Ценностные суждения Скиннера проявляются и в других его высказываниях. Например, он утверждает: «Если мы достойны нашего демократического наследия, то, естественно, мы будем готовы оказать противодействие использованию науки в любых деспотических или просто эгоистических целях. И если мы еще ценим демократические достижения и цели, то мы не имеем права медлить и должны немедленно использовать науку в деле разработки моделей культуры, при этом нас не должно смущать даже то обстоятельство, что мы в известном смысле можем оказаться в положении контролеров» (248, 1956, с. 1065. Курсив мой. – Э. Ф.). Что же является основанием для подобного ценностного понятия внутри необихевиористской теории? И при чем здесь контролеры?

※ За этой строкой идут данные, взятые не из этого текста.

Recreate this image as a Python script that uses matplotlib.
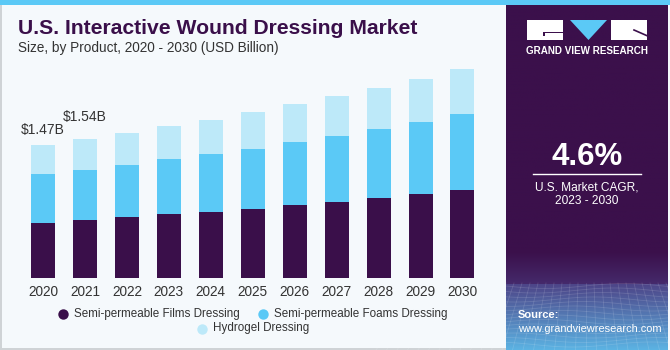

Ответ находим у самого Скиннера: «Все люди осуществляют контроль и сами находятся под контролем» (там же, с. 1060). Это звучит почти как успокоение для человека, демократически настроенного, но вскоре выясняется, что речь идет всего лишь о робкой и почти ничего не значащей формулировке:

Когда мы выясняем, каким образом господин контролирует раба, а работодатель – рабочего, мы упускаем из виду обратные воздействия и потому судим о проблеме контроля односторонне. Отсюда возникает привычка понимать под словом «контроль» эксплуатацию или по меньшей мере состояние одностороннего преимущества; а на самом деле контроль осуществляется обоюдно. Раб контролирует своего господина в такой же мере, как и господин своего раба, – в том смысле, что методы наказания, применяемые господином, как бы определяются поведением раба. Это не означает, что понятие эксплуатации утрачивает всякий смысл или что мы не имеем права спросить cui bono?[28] Но когда мы задаем такой вопрос, то мы абстрагируемся от самого конкретного социального эпизода и оцениваем перспективы воздействия, которые совершенно очевидно связаны с ценностными суждениями. Подобная ситуация складывается и при анализе любых способов поведения, которые производят инновации в практике культуры (248, 1961, с. 541).